Demonetization and the RBI’s Role
In November 2016, India underwent demonetization of its high-value currency notes, a move announced by the Prime Minister without prior consultation with the RBI’s board. Although the RBI was involved in implementing the decision, this episode raised questions about the central bank’s control over currency and the extent of its independence.
Conclusion
The control of the RBI is inherently a complex structure, balancing its independence with the government’s oversight. The Indian government undeniably holds a substantial degree of control over the RBI, both through formal means like appointments and legislative authority and through more nuanced influence in monetary policy-making. However, the RBI has consistently sought to maintain its autonomy in critical areas of monetary policy and banking regulation to fulfill its mandate effectively.
While the RBI’s independence may not be absolute, it remains a respected institution globally for its ability to navigate these pressures. Its effectiveness lies in maintaining a delicate balance between fulfilling the government’s economic priorities and upholding sound monetary practices that benefit the country’s economy in the long term.

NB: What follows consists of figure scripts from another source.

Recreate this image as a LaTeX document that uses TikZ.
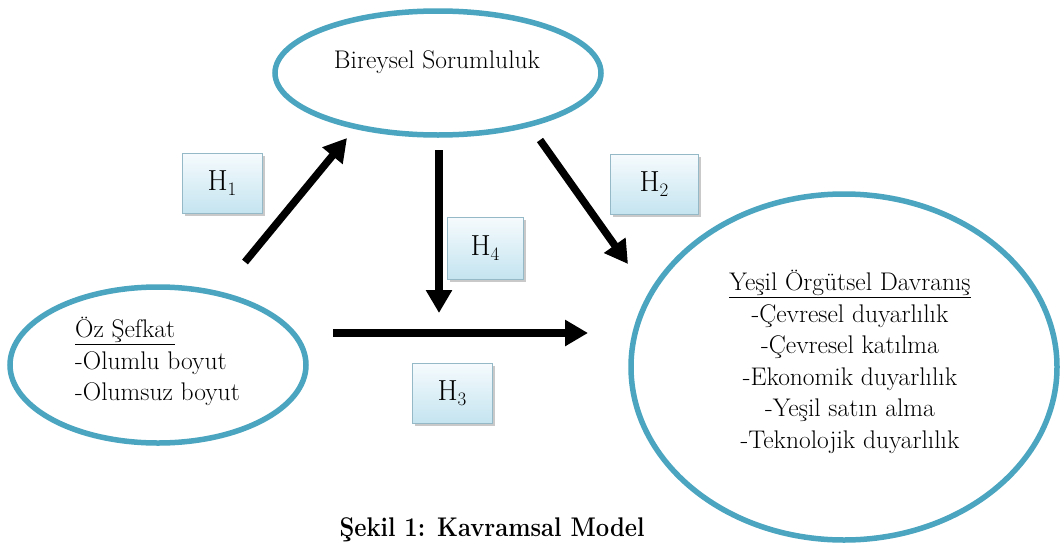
\documentclass[tikz,border=0pt]{standalone}
\usepackage{fontspec}
\usetikzlibrary{arrows.meta,shadows,shapes.geometric}
\definecolor{ringblue}{RGB}{75,165,192}
\definecolor{boxtop}{RGB}{246,251,253}
\definecolor{boxbot}{RGB}{196,228,240}
\definecolor{boxline}{RGB}{150,185,200}
\tikzset{
  ring/.style={draw=ringblue, line width=5.5pt, ellipse, inner sep=0pt},
  hbox/.style={draw=boxline, line width=0.8pt, top color=boxtop, bottom color=boxbot,
    minimum width=80pt, minimum height=60pt, inner sep=0pt,
    drop shadow={shadow xshift=3pt, shadow yshift=-3pt, fill=black!35, opacity=0.6},
    font=\fontsize{29}{30}\selectfont},
  bigarrow/.style={line width=7.5pt, -{Triangle[length=23pt,width=25pt]}},
  txt/.style={font=\fontsize{25.5}{31.5}\selectfont},
}
\newcommand{\hsub}[1]{H\raisebox{-5pt}{\fontsize{19}{19}\selectfont #1}}
\begin{document}
\begin{tikzpicture}[x=1pt,y=-1pt]
\useasboundingbox[fill=white] (0,0) rectangle (1064,549);
% ellipses
\node[ring, minimum width=326pt, minimum height=124pt] (bs) at (438,73) {};
\node[txt, anchor=base] (bstxt) at (437,68) {Bireysel Sorumluluk};
\node[ring, minimum width=296pt, minimum height=156pt] (oz) at (158,365) {};
\node[txt, align=left, anchor=north west, inner sep=0pt] (oztxt) at (75,317)
  {\underline{Öz Şefkat}\\-Olumlu boyut\\-Olumsuz boyut};
\node[ring, minimum width=426pt, minimum height=346pt] (yo) at (844,367) {};
\node[txt, align=center, anchor=north, inner sep=0pt] (yotxt) at (850,270)
  {\underline{Yeşil Örgütsel Davranış}\\-Çevresel duyarlılık\\-Çevresel katılma\\-Ekonomik duyarlılık\\-Yeşil satın alma\\-Teknolojik duyarlılık};
% hypothesis boxes
\node[hbox] (h1) at (222,183) {\hsub{1}};
\node[hbox, minimum width=88pt] (h2) at (654,184) {\hsub{2}};
\node[hbox] (h3) at (452,393) {\hsub{3}};
\node[hbox, minimum width=76pt, minimum height=62pt] (h4) at (485,248) {\hsub{4}};
% arrow endpoints
\coordinate (a1s) at (245,262);
\coordinate (a1e) at (347,138);
\coordinate (a2s) at (540,140);
\coordinate (a2e) at (628,264);
\coordinate (a3s) at (333,333);
\coordinate (a3e) at (588,333);
\coordinate (a4s) at (439,150);
\coordinate (a4e) at (439,313);
\draw[bigarrow] (a1s) -- (a1e);
\draw[bigarrow] (a2s) -- (a2e);
\draw[bigarrow] (a3s) -- (a3e);
\draw[bigarrow] (a4s) -- (a4e);
% caption
\node[font=\bfseries\fontsize{27}{30}\selectfont, anchor=base, inner sep=0pt] (cap) at (492,536) {\scalebox{0.88}[1]{Şekil 1: Kavramsal Model}};
\end{tikzpicture}
\end{document}
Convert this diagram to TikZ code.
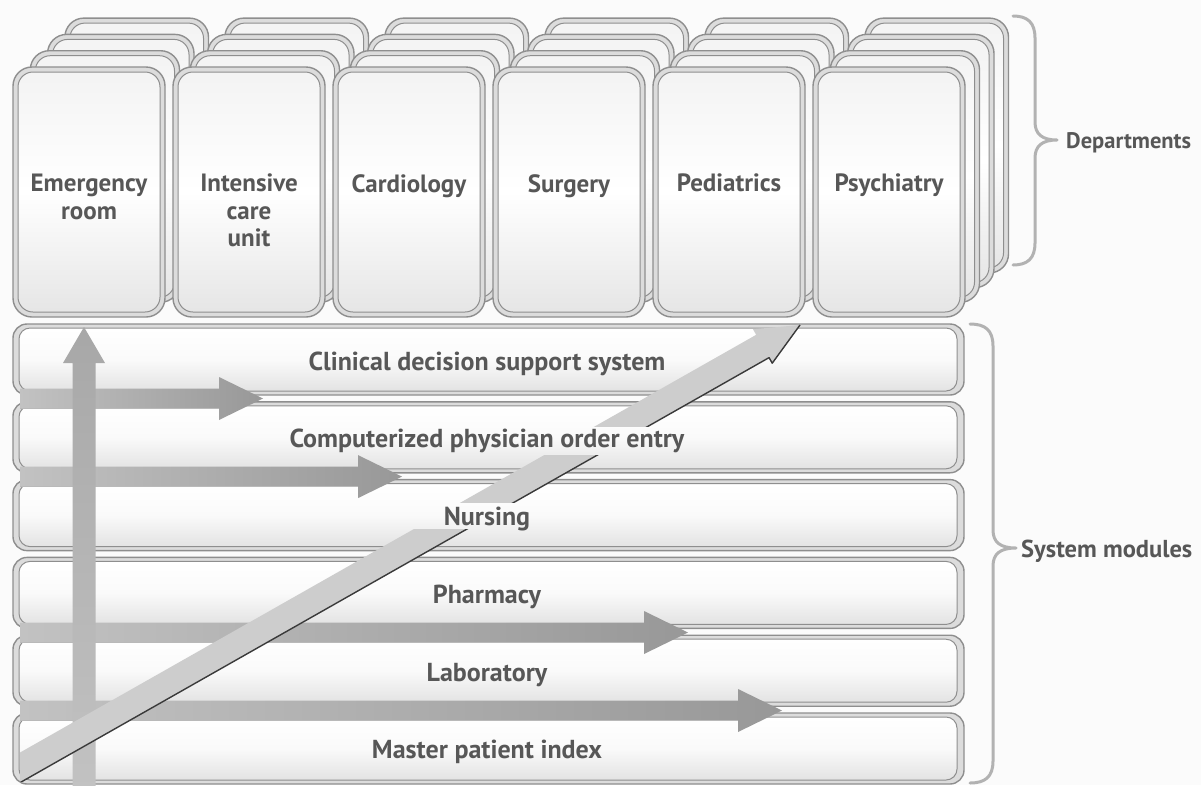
\documentclass[tikz,border=0pt]{standalone}
\usepackage{fontspec}
\setmainfont{PT Sans}
\usetikzlibrary{calc}

\definecolor{ink}{HTML}{575757}
\definecolor{rim}{HTML}{8E8E8E}
\definecolor{rimfill}{HTML}{DCDCDC}
\definecolor{paper}{HTML}{FBFBFB}
\definecolor{bandlight}{HTML}{CDCDCD}
\definecolor{bandmid}{HTML}{C2C2C2}
\definecolor{banddark}{HTML}{989898}
\definecolor{edge}{HTML}{3A3A3A}

\tikzset{
  cardrim/.style={draw=rim, line width=1.4pt, fill=rimfill, rounded corners=19pt},
  cardface/.style={draw=rim, line width=1pt, rounded corners=15pt,
    top color=gray!9, bottom color=gray!20, middle color=white},
  rowrim/.style={draw=rim, line width=1.4pt, fill=rimfill, rounded corners=14pt},
  rowface/.style={draw=rim, line width=1pt, rounded corners=11pt,
    top color=white, bottom color=gray!22, middle color=white!96!gray},
  deptlabel/.style={text=ink, font=\bfseries\fontsize{25}{27.5}\selectfont,
    align=center, inner sep=0pt, anchor=north},
  modlabel/.style={text=ink, font=\bfseries\fontsize{26}{30}\selectfont,
    inner sep=0pt, anchor=base},
  sidelabel/.style={text=ink, inner sep=0pt, anchor=base west},
  bracket/.style={draw=gray!60, line width=3pt, line cap=round, line join=round},
  hband/.style={left color=bandmid, right color=banddark},
  vband/.style={bottom color=bandmid, top color=banddark!85!white},
  hedge/.style={draw=gray!55, line width=0.8pt},
}

% long diagonal arrow, drawn once per visible segment
\newcommand\diagarrow{%
  \fill[bandlight] (-43.56,788.61) -- (756.14,334.83) -- (752.98,329.26)
    -- (800,325) -- (772.22,363.18) -- (769.06,357.61) -- (-30.64,811.39) -- cycle;
  \draw[edge, line width=1.4pt, line join=round]
    (-30.64,811.39) -- (769.06,357.61) -- (772.22,363.18) -- (800,325);
}

\begin{document}
\begin{tikzpicture}[x=1pt, y=-1pt]
\useasboundingbox (0,0) rectangle (1201,785);
\fill[paper] (0,0) rectangle (1201,785);

% stacked department cards, back layers first
\foreach \k in {3,2,1} {
  \foreach \i in {0,...,5} {
    \pgfmathsetmacro\L{13+160*\i+17.3*\k}
    \pgfmathsetmacro\R{165+160*\i+14.5*\k}
    \pgfmathsetmacro\T{67-16.3*\k}
    \pgfmathsetmacro\B{317-14.7*\k}
    \path[cardrim] (\L,\T) rectangle (\R,\B);
    \path[cardface] (\L+5,\T+5) rectangle (\R-5,\B-5);
  }
}
% front cards
\foreach \i in {0,...,5} {
  \path[cardrim] (13+160*\i,67) rectangle (165+160*\i,317);
  \path[cardface] (18+160*\i,72) rectangle (160+160*\i,312);
}

% system module rows
\foreach \j in {0,...,5} {
  \pgfmathsetmacro\T{324+77.8*\j}
  \path[rowrim] (13,\T) rectangle (964,\T+71);
  \path[rowface] (19,\T+4) rectangle (957,\T+67);
}

% horizontal arrows across module boundaries
\foreach \n/\y/\tip in {ha/398.5/263, hb/476.6/402, hc/632.5/688, hd/710.5/782} {
  \coordinate (\n s) at (20,\y);
  \coordinate (\n t) at (\tip,\y);
  \path[hband] (20,\y-10) -- (\tip-44,\y-10) -- (\tip-44,\y-21.5) -- (\tip,\y)
    -- (\tip-44,\y+21.5) -- (\tip-44,\y+10) -- (20,\y+10) -- cycle;
  \draw[hedge] (20,\y+10) -- (\tip-44,\y+10);
}

% vertical arrow up to the departments
\coordinate (vs) at (84,790);
\coordinate (vt) at (84,327);
\path[vband] (72.5,790) -- (72.5,363) -- (63,363) -- (84,327) -- (105,363)
  -- (95.5,363) -- (95.5,790) -- cycle;

% diagonal arrow, passing behind the label lines
\coordinate (ds) at (-37,800);
\coordinate (dt) at (800,325);
\begin{scope}
  \clip (20,529) rectangle (1201,781);
  \diagarrow
\end{scope}
\begin{scope}
  \clip (20,455) rectangle (1201,502);
  \diagarrow
\end{scope}
\begin{scope}
  \clip (20,0) rectangle (1201,426);
  \diagarrow
\end{scope}

% department labels
\node[deptlabel] (er)   at (89,174)  {Emergency\\room};
\node[deptlabel] (icu)  at (249,174) {Intensive\\care\\unit};
\node[deptlabel] (card) at (409,174) {Cardiology};
\node[deptlabel] (surg) at (569,174) {Surgery};
\node[deptlabel] (ped)  at (729,174) {Pediatrics};
\node[deptlabel] (psy)  at (889,174) {Psychiatry};

% module labels
\node[modlabel] (cdss) at (487,370)   {Clinical decision support system};
\node[modlabel] (cpoe) at (487,447.8) {Computerized physician order entry};
\node[modlabel] (nurs) at (487,525.6) {Nursing};
\node[modlabel] (phar) at (487,603.4) {Pharmacy};
\node[modlabel] (lab)  at (487,681.2) {Laboratory};
\node[modlabel] (mpi)  at (487,758)   {Master patient index};

% braces and their captions
\draw[bracket] (1013,16) .. controls (1027,16) and (1035,22) .. (1035,38)
  -- (1035,122) .. controls (1035,134) and (1042,140) .. (1057,140)
  .. controls (1042,140) and (1035,146) .. (1035,158)
  -- (1035,243) .. controls (1035,259) and (1027,265) .. (1013,265);
\node[sidelabel, font=\bfseries\fontsize{22.5}{26}\selectfont] (dep) at (1066,148) {Departments};

\draw[bracket] (970,324) .. controls (985,324) and (993,330) .. (993,346)
  -- (993,530) .. controls (993,542) and (1000,548) .. (1016,548)
  .. controls (1000,548) and (993,554) .. (993,566)
  -- (993,761) .. controls (993,777) and (985,783) .. (970,783);
\node[sidelabel, font=\bfseries\fontsize{24.5}{28}\selectfont] (sys) at (1021,557) {System modules};
\end{tikzpicture}
\end{document}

In conclusion, who controls the RBI is not a straightforward answer. While the Indian government plays a dominant role in governance and strategic direction, the RBI retains significant operational autonomy. This blend of autonomy and oversight ensures that the RBI remains responsive to India’s economic landscape while safeguarding its mandate as the country’s central bank. This balance will continue to evolve as India’s economy grows and faces new challenges, with the RBI at the forefront of managing its monetary stability and financial resilience.